La face cachée du luxe : Des travailleuses et des travailleurs témoignent en faveur du salaire minimum

A six semaines du vote pour le salaire minimum, des travailleuses et des travailleurs de l’industrie genevoise du luxe ont témoigné de leur difficulté quotidienne de vivre avec des salaires de moins de 4000 francs. Leurs récits issus d’un monde d’abondance et de richesse – production de services et de biens haut de gamme, commerce de bijoux, travail dans des hôtels cinq étoiles – contredisent la propagande patronale d’une destruction massive d’emplois en cas d’acceptation de l’initiative syndicale. Leurs employeurs ne sont en effet pas « des petits patrons de PME » mais bien des entreprises qui privilégient les bénéfices pour les actionnaires et propriétaires au détriment d’un salaire décent pour leurs salariés. Ces derniers ont appelé à voter OUI le 18 mai prochain.

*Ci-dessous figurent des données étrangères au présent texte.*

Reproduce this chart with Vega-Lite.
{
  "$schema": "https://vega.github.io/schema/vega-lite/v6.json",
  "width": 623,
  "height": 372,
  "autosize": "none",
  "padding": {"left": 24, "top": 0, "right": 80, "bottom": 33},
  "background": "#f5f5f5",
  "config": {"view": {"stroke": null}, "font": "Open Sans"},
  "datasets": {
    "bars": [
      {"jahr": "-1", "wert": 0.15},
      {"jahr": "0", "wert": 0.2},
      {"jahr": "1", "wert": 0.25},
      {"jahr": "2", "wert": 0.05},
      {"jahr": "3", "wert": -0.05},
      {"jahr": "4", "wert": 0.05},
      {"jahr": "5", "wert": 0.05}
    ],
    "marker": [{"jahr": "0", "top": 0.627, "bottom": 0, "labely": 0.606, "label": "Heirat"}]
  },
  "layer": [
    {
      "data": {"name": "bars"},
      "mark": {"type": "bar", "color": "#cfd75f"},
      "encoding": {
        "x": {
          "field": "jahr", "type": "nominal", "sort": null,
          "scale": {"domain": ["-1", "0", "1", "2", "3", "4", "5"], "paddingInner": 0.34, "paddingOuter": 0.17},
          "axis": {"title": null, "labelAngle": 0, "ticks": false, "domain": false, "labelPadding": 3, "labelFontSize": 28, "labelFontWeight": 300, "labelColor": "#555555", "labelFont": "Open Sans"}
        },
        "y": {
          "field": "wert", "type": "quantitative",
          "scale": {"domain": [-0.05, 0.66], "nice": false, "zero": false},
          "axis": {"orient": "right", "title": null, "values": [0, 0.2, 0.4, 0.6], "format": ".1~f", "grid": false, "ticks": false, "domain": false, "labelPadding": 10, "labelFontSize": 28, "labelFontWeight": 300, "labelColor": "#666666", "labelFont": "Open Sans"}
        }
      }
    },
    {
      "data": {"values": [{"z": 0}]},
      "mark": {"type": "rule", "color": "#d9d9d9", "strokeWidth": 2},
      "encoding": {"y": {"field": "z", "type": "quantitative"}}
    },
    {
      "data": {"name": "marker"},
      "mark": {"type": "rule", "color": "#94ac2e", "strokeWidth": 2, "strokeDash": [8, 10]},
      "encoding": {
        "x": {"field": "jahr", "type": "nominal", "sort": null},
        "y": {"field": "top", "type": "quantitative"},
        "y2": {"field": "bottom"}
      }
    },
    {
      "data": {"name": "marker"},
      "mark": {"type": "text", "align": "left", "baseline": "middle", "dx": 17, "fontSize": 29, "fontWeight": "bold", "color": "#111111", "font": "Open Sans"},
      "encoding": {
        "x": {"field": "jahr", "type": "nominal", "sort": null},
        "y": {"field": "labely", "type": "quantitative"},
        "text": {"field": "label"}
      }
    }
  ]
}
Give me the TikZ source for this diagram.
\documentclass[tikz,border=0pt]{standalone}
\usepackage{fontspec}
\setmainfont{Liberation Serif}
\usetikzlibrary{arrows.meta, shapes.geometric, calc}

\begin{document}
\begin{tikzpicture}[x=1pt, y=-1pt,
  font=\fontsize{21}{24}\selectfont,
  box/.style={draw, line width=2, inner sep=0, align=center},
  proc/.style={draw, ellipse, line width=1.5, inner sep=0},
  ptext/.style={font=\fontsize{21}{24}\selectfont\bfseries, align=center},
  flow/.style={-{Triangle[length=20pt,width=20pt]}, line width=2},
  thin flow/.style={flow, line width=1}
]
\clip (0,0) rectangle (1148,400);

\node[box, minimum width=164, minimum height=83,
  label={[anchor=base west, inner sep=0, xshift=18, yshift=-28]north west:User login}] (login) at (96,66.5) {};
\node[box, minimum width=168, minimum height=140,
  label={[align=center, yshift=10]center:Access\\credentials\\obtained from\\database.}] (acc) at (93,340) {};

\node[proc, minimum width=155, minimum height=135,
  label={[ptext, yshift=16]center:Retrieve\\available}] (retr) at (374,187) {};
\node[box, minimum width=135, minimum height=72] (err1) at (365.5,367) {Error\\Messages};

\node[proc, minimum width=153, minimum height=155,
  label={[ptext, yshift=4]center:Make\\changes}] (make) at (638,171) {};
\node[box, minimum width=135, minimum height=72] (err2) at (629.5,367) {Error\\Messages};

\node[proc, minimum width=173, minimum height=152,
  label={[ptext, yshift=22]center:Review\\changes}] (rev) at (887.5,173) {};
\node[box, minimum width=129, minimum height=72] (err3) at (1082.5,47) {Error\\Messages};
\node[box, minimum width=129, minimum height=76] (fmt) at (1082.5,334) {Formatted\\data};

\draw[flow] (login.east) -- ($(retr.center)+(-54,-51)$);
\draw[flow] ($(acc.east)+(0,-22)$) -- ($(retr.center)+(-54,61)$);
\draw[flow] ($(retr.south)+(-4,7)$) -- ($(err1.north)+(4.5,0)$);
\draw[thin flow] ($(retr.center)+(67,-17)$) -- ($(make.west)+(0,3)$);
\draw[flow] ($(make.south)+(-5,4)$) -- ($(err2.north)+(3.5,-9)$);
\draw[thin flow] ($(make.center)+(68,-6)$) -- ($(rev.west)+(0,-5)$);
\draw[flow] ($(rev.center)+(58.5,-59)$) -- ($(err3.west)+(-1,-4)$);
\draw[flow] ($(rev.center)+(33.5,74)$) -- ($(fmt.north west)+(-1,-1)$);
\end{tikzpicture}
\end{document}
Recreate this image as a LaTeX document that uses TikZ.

Elles et ils s’appellent Lucia, Antonio, Iris et Emma (prénoms d’emprunt) et travaillent depuis plusieurs années dans différentes branches de l’industrie genevoise du luxe, comme femme de chambre dans un hôtel 5 étoiles, comme ouvrier dans une usine de chocolat haut de gamme, comme nettoyeuse dans une banque privée et comme employée d’un commerçant de bijoux. À visage couvert, par peur de perdre leur emploi, ces personnes ont aujourd’hui décidé de témoigner de leur difficulté quotidienne de vivre avec des salaires situés entre 3400 et 3800 francs pour un plein temps.

 

Avec de tels salaires, impossible de rêver d’une nuit dans une chambre d’hôtel à 1500 francs, d’acheter des chocolats de luxe, des bagues ou des stylos à plusieurs milliers de francs. Mais les problèmes pour ces travailleuses et travailleurs sont bien plus réels: la peur, chaque mois, que leur enfant tombe malade et qu’il faille trouver de l’argent pour sa garde ; la visite chez le dentiste, mille fois repoussée pour ne pas devoir assumer des coûts imprévus ; le choix, chaque semaine, entre un pantalon pour sa fille ou des chaussures pour son fils.

 

On est bien loin de l’image portée par les adversaires d’un salaire minimum à 4000 francs. Ces employeurs ne sont en effet pas « des petits patrons de PME », qui seraient obligés de licencier massivement en cas d’acceptation de l’initiative syndicale, mais bien d’entreprises qui privilégient les bénéfices pour leurs actionnaires au détriment d’un salaire décent pour leurs salariés. Ainsi, à titre d’exemple, en 2013 les hôtels cinq étoiles comptabilisent à eux seuls à Genève un chiffre d’affaire de 500 millions de francs. Les banques installées à Genève, qui sous­-traitent les services de nettoyage à des entreprises payant 18,20 francs de l’heure, contribuent quant à elles au PIB genevois à hauteur de plus de 9 milliards de francs. Pour Caran d’Ache, on estime le chiffre d’affaires à 100 millions de francs, tandis que le chocolatier Favarger a vu augmenter le sien en 2013 de 40%. Ces deux entreprises pratiquent des salaires en dessous de 4000 francs.

 

Face à de telles réalités, le syndicat Unia dénonce la propagande patronale mensongère, centrée sur le chantage à l’emploi visant à créer un climat de peur auprès des salariés de ce pays. C’est oublier un peu vite qu’une grande partie des employeurs, dans les branches à bas salaires, ont largement les moyens d’assurer une augmentation des revenus de leurs employés qui ne dépassera pas, en cas d’acceptation de l’initiative, une moyenne de 0,5% de la masse salariale totale. C’est oublier aussi que dans les branches avec conventions collectives de travail, l’instauration de salaires minimums de branche n’ont suscité, ces dernières années, aucune suppression de place de travail. C’est oublier finalement que la plupart de ces emplois ne sont pas « délocalisables » ; et que ce n’est pas demain que les banquiers privés commenceront à nettoyer leurs bureaux.